Directions
Set down, exactly as written, the lines from the top of the data to the line that holds "from bokeh.resources import INLINE", and omit the pictures.
====
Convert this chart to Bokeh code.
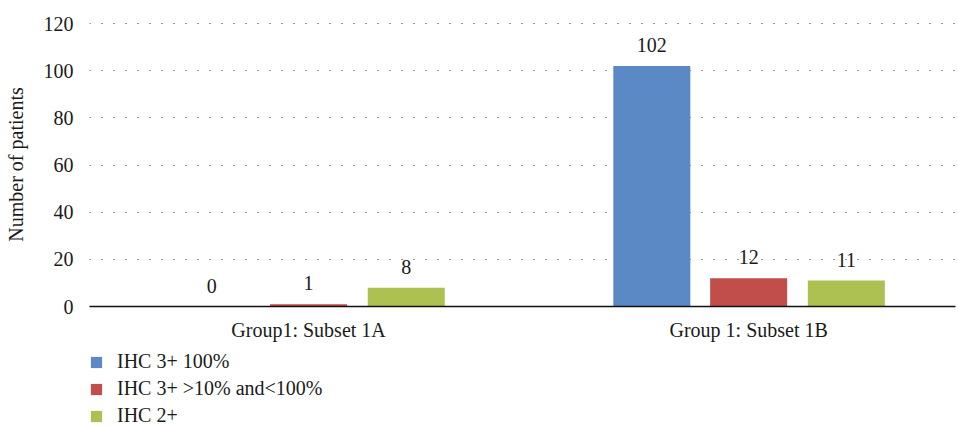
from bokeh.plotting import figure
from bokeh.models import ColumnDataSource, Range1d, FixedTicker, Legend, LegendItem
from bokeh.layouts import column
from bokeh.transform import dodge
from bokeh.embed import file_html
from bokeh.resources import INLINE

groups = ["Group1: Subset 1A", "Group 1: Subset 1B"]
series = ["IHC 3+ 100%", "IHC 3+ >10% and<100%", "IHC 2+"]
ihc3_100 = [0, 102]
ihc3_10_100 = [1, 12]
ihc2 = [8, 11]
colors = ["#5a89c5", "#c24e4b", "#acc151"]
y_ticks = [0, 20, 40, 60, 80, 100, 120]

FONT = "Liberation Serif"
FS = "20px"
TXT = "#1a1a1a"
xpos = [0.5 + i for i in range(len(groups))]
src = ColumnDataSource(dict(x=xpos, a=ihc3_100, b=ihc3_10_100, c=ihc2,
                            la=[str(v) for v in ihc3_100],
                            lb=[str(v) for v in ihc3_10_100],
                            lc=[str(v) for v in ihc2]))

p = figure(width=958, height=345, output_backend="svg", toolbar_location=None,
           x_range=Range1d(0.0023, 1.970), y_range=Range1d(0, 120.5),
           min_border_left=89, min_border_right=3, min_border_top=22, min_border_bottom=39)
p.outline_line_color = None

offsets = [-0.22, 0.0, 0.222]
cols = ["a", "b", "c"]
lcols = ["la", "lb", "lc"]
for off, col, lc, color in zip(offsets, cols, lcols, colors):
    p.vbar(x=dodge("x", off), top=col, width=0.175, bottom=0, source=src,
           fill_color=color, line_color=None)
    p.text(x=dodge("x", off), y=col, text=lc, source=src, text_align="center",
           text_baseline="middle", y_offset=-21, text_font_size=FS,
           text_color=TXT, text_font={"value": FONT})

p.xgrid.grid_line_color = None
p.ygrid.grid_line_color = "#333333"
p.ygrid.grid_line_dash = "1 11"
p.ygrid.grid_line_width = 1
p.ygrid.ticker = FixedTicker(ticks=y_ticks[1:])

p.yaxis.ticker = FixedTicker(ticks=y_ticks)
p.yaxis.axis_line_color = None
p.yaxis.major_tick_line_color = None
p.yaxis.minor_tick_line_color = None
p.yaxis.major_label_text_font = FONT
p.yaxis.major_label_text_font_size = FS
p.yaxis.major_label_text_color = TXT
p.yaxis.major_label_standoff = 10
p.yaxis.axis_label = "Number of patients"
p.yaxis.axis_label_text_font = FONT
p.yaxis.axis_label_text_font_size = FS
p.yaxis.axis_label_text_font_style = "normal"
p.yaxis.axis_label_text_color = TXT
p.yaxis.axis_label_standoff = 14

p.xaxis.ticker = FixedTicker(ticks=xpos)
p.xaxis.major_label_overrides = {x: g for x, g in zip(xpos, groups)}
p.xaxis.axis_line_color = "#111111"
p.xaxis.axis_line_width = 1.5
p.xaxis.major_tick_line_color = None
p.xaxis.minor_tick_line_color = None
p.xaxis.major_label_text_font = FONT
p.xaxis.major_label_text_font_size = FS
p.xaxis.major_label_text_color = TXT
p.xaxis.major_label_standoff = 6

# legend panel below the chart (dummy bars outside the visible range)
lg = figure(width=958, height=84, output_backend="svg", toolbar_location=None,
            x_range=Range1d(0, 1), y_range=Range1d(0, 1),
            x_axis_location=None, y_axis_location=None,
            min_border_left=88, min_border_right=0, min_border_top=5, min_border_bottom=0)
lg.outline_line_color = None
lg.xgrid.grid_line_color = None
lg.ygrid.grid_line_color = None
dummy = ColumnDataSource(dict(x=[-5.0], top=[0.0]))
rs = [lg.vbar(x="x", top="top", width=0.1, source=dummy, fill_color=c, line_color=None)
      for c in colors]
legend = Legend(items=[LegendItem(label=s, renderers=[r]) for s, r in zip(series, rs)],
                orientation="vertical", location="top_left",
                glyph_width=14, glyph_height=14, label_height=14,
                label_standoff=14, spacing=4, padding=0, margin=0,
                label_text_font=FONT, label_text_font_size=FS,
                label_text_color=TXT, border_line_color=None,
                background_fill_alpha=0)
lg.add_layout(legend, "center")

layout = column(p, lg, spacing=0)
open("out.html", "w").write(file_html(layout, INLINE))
====
Exercise response
Convert this chart to Bokeh code.
from bokeh.plotting import figure
from bokeh.models import ColumnDataSource, Range1d, FixedTicker, Legend, LegendItem
from bokeh.layouts import column
from bokeh.transform import dodge
from bokeh.embed import file_html
from bokeh.resources import INLINE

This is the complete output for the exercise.